Bletchley Park To Host Loebner Prize Competition

Monday, April 23, 2012


 Turing Test
At Bletchley Park this year, the Loebner Prize will be contested. Judges at the competition will conduct conversations with the four finalist chatbots and with some human surrogates, and will then rank all their conversation partners from most humanlike to least humanlike.
As part of the 2012 celebrations for the Alan Turing centenary, the Bletchley Park Trust will be hosting the annual Loebner Prize competition to find the world's best conversational computer program. The chatbot program will be competing for a coveted bronze medal and a prize fund of $7,000 sponsored by Dr Hugh Loebner who founded the competition twenty years ago.

The Loebner Prize competition is based on the Turing Test, one of the biggest challenges in the world of Artificial Intelligence. The test was proposed by Alan Turing in his famous 1950 paper entitled Computing Machinery and Intelligence, as a way of determining whether a computer programme could be said to be intelligent.

The judges at the competition will conduct conversations with the four finalist chatbots and with some human surrogates, and will then rank all their conversation partners from most humanlike to least humanlike. The chatbot with the highest overall ranking wins the prize.

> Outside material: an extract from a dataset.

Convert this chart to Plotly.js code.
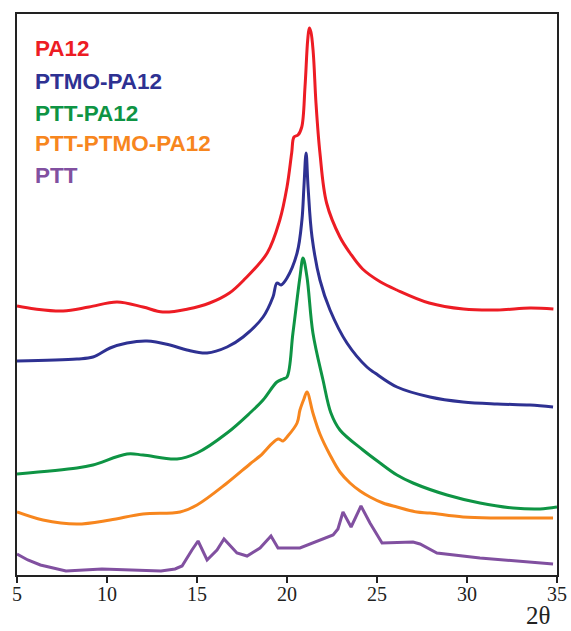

Visitors will be able to follow the conversations on screens in the Mansion and see if they can tell, themselves, whether they are generated by humans or computers. The conversations will also be streamed live to the internet for the first time this year.

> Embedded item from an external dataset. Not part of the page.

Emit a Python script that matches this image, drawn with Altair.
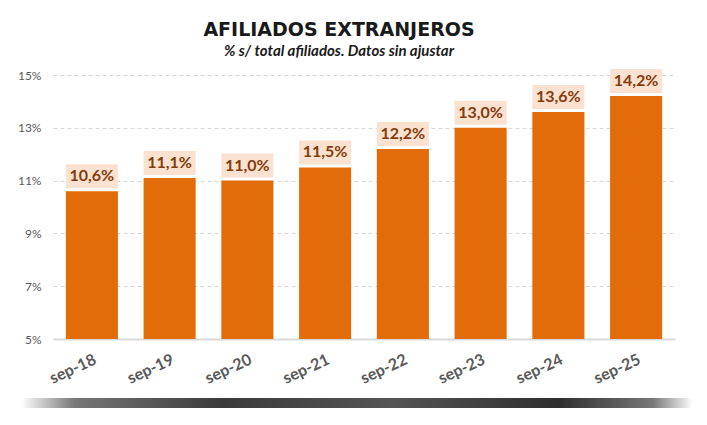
import altair as alt
import pandas as pd

periods = ["sep-18", "sep-19", "sep-20", "sep-21", "sep-22", "sep-23", "sep-24", "sep-25"]
shares = [10.6, 11.1, 11.0, 11.5, 12.2, 13.0, 13.6, 14.2]
y_ticks = [5, 7, 9, 11, 13, 15]
y_floor = 5

df = pd.DataFrame({"periodo": periods, "valor": shares})

FONT = "Lato"
ORANGE = "#e36c0a"
BOX = "#fbe2d0"
TEXT_DARK = "#843c0c"
GRAY = "#595959"

x = alt.X("periodo:N", sort=periods, title=None,
          scale=alt.Scale(paddingInner=0.33, paddingOuter=0.165),
          axis=alt.Axis(labelAngle=-25, labelFont=FONT, labelFontSize=16,
                        labelFontWeight="bold", labelColor=GRAY, labelPadding=12,
                        ticks=False, domainColor="#d9d9d9", domainWidth=2,
                        labelAlign="right", labelBaseline="top"))
y = alt.Y("valor:Q", title=None,
          scale=alt.Scale(domain=[5, 15], nice=False, zero=False),
          axis=alt.Axis(values=y_ticks, labelExpr="datum.value + '%'",
                        labelFont=FONT, labelFontSize=12, labelColor=GRAY,
                        labelPadding=12, ticks=False, domain=False,
                        gridColor="#d9d9d9", gridDash=[4, 3], gridWidth=1))

base = alt.Chart(df)

bars = base.mark_bar(color=ORANGE).encode(x=x, y=y, y2=alt.datum(y_floor))

boxes = base.mark_rect(color=BOX, yOffset=-27, y2Offset=-3).encode(
    x=x, y=alt.Y("valor:Q"), y2=alt.Y2("valor:Q")
)

labels = base.transform_calculate(
    etiqueta="replace(format(datum.valor, '.1f'), '.', ',') + '%'"
).mark_text(font=FONT, fontSize=16, fontWeight="bold", color=TEXT_DARK,
            dy=-15, baseline="middle").encode(
    x=x, y=alt.Y("valor:Q"), text="etiqueta:N"
)

shadow = alt.Chart(alt.Data(values=[{"s": 1}])).mark_rect(
    cornerRadius=5,
    color=alt.LinearGradient(
        gradient="linear", x1=0, x2=1, y1=0, y2=0,
        stops=[
            alt.GradientStop(color="#ffffff", offset=0),
            alt.GradientStop(color="#777777", offset=0.08),
            alt.GradientStop(color="#3a3a3a", offset=0.3),
            alt.GradientStop(color="#555555", offset=0.55),
            alt.GradientStop(color="#2e2e2e", offset=0.8),
            alt.GradientStop(color="#777777", offset=0.94),
            alt.GradientStop(color="#ffffff", offset=1),
        ],
    ),
).encode(x=alt.value(-32), x2=alt.value(640), y=alt.value(323), y2=alt.value(333))

chart = alt.layer(bars, boxes, labels, shadow).properties(
    width=622, height=264,
    autosize=alt.AutoSizeParams(type="none"),
    padding={"left": 45, "top": 67, "right": 20, "bottom": 80},
    title=alt.TitleParams(
        text="AFILIADOS EXTRANJEROS",
        subtitle="% s/ total afiliados. Datos sin ajustar",
        font="DejaVu Sans", fontSize=19, fontWeight="bold", color="#1a1a1a",
        subtitleFont=FONT, subtitleFontSize=15, subtitleFontStyle="italic",
        subtitleFontWeight="bold", subtitleColor="#1a1a1a",
        subtitlePadding=4, offset=10, anchor="middle", dx=-25,
    ),
).configure_view(stroke=None)

chart.save("out.html", embed_options={"renderer": "svg", "actions": False})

Alan Turing, who was born on June 23rd 1912, was an English mathematician, logician, cryptanalyst and computer scientist. He is widely regarded as the father of computer science, and had a huge impact on the birth of artificial intelligence, partly by virtue of a section entitled "Can Machines Think?" in "Computing Machinery and Intelligence," an offprint of which is displayed in Bletchley Park's new exhibition "The Life and Works of Alan Turing."

Turing's WW2 work on Enigma played a major role in the winning of the 1941 Battle of the Atlantic. Sir Winston Churchill, amongst others, paid tribute to the codebreakers at Bletchley Park, whose successes in breaking the German Enigma code undoubtedly shortened the war and helped the allies to victory.  Turing's story is highlighted in George Dyson's Turing's Cathedral: The Origins of the Digital Universe.

The Turing Centenary Loebner Prize competition will take place on 15 May 2012 at Bletchley Park, starting at 1:00pm.